▶ **SHORT EXERCISE**
Determine how many lines include "this". Give the number and nothing else.

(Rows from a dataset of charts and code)
[start]
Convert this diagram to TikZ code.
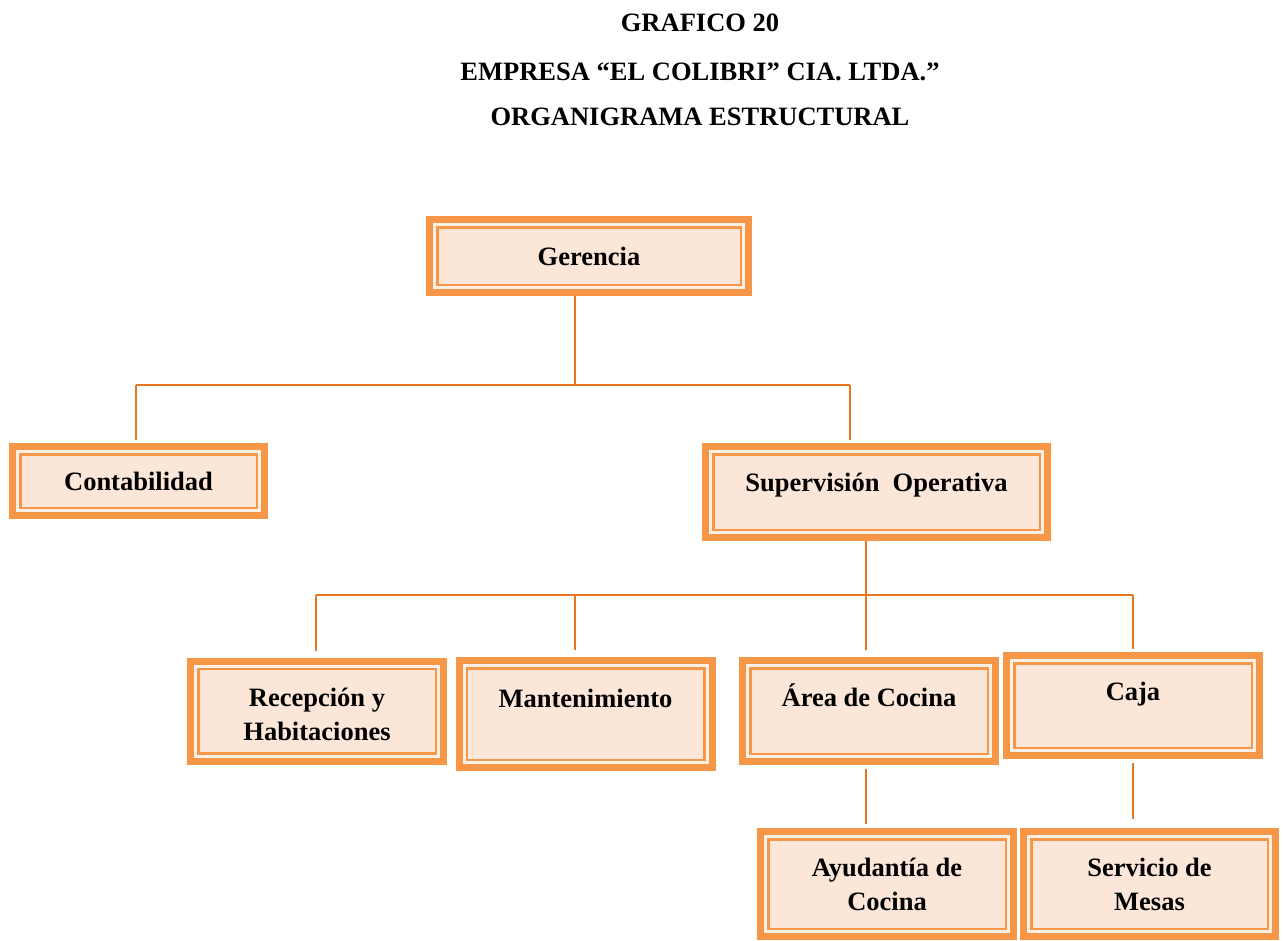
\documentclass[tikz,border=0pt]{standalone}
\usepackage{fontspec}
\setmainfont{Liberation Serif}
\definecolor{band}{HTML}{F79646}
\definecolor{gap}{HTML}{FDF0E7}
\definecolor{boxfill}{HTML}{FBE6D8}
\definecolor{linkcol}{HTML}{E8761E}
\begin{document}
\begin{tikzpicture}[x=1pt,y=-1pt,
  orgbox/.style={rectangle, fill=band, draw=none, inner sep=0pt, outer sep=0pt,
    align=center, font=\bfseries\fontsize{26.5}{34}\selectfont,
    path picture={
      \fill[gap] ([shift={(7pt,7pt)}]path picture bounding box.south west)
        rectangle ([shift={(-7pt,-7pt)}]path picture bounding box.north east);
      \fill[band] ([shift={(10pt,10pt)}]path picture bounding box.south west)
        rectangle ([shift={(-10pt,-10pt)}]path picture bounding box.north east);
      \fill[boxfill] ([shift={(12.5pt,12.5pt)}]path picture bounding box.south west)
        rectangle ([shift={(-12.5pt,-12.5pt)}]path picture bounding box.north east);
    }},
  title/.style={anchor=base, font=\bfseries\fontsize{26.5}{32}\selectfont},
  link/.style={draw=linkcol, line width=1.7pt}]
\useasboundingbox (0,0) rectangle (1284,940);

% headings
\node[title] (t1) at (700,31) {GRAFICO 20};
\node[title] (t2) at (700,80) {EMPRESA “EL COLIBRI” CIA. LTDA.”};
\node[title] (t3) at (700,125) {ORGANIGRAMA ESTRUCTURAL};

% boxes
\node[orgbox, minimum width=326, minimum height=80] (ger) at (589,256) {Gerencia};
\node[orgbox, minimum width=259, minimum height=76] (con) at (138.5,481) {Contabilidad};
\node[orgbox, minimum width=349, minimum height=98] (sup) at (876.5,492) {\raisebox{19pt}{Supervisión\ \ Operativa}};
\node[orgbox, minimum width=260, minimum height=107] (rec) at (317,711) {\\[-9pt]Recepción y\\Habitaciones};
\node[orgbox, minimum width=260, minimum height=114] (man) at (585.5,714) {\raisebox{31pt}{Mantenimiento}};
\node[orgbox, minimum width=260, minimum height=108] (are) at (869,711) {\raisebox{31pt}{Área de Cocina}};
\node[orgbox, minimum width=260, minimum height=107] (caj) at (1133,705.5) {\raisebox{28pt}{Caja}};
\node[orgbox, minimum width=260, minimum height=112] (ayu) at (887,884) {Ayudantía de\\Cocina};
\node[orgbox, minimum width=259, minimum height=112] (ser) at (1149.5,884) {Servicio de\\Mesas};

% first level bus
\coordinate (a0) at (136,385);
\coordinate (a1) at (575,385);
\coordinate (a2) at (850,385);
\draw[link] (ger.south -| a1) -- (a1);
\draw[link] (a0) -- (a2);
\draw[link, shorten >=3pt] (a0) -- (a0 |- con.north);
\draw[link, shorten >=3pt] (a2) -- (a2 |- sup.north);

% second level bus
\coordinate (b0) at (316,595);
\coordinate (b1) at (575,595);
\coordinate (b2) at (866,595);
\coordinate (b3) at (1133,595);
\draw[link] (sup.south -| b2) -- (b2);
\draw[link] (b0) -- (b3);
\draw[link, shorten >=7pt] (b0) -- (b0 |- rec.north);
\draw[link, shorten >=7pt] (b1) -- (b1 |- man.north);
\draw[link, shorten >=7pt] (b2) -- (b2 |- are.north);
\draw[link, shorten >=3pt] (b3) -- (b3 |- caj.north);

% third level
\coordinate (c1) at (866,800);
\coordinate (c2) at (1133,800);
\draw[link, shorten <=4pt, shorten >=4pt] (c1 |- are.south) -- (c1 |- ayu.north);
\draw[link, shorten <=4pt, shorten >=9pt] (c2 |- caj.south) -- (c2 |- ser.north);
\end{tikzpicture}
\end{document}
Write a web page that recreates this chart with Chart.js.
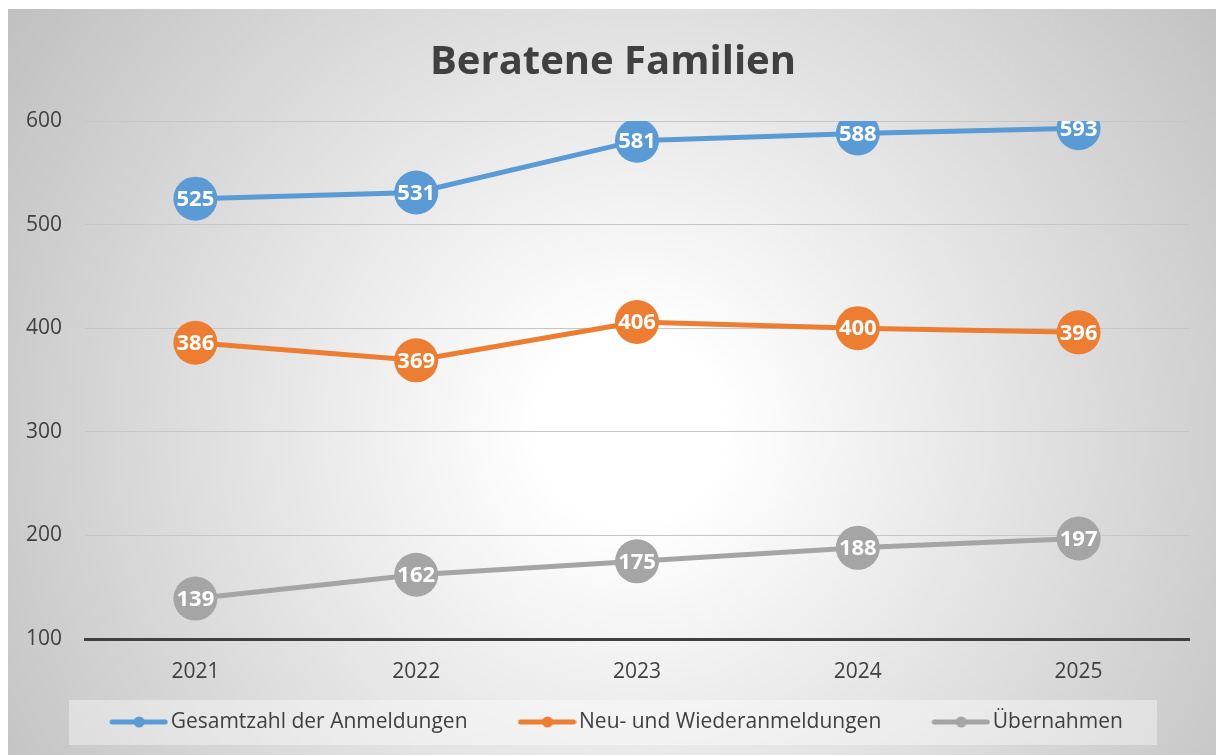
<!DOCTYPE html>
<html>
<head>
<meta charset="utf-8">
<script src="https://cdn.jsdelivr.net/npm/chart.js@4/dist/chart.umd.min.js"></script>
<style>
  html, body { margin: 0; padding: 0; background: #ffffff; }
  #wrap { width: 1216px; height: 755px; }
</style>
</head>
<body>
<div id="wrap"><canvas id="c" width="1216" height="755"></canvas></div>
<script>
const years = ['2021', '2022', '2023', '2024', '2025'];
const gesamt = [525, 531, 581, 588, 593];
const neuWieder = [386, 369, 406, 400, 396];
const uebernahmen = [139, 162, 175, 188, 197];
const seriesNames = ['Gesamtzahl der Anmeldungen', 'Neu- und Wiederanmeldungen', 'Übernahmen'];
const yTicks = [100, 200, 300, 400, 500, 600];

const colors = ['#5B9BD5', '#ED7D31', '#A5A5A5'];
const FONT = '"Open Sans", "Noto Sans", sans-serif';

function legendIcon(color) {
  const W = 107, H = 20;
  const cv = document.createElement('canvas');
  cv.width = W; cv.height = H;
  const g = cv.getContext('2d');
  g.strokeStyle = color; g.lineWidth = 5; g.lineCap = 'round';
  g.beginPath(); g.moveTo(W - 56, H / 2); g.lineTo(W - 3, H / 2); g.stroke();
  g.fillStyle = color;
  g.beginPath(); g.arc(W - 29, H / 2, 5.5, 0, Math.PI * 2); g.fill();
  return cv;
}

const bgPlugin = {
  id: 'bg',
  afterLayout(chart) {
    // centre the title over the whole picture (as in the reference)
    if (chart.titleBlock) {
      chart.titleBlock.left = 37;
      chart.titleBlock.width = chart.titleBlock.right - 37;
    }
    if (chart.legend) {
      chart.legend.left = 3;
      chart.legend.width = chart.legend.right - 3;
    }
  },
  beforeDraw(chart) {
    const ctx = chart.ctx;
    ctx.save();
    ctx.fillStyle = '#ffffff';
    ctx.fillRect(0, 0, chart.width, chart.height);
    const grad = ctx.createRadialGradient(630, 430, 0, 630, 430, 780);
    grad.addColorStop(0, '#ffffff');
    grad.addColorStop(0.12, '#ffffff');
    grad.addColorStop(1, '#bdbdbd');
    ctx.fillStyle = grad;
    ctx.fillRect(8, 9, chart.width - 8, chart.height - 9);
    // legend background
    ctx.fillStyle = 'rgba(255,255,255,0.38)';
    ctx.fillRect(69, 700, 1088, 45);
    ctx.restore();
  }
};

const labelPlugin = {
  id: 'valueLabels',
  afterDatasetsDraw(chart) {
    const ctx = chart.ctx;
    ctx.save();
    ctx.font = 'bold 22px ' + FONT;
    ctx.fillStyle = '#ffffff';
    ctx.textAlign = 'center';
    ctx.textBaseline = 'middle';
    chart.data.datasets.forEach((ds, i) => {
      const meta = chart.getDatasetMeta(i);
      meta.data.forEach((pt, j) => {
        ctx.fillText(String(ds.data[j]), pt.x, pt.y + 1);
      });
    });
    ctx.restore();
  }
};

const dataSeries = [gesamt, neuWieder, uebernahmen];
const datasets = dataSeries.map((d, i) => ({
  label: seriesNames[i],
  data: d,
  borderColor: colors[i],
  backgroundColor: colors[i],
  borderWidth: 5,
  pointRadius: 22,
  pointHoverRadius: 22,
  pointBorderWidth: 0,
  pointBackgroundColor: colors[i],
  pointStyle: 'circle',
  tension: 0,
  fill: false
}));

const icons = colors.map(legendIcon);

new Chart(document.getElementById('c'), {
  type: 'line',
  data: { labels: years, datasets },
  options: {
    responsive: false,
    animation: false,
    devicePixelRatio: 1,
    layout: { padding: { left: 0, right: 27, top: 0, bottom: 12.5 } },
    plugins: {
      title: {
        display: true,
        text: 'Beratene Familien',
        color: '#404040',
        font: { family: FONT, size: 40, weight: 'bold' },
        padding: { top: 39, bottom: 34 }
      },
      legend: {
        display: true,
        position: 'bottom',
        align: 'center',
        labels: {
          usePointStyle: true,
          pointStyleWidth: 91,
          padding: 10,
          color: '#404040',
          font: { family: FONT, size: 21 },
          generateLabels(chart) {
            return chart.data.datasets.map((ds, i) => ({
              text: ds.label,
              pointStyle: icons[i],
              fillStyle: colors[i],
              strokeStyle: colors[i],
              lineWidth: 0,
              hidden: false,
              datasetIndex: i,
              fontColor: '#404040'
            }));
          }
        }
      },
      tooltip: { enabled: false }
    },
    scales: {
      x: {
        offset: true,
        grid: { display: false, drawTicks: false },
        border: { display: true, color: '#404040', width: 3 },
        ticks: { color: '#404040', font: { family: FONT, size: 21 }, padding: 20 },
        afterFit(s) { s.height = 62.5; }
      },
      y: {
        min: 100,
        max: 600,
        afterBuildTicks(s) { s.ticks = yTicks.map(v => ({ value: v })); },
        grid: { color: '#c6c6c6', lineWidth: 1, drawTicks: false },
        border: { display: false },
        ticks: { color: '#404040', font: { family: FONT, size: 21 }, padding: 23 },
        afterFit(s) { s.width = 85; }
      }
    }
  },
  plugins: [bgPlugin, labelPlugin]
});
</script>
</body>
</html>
[end]
▶ **SOLUTION TO THE EXERCISE**
2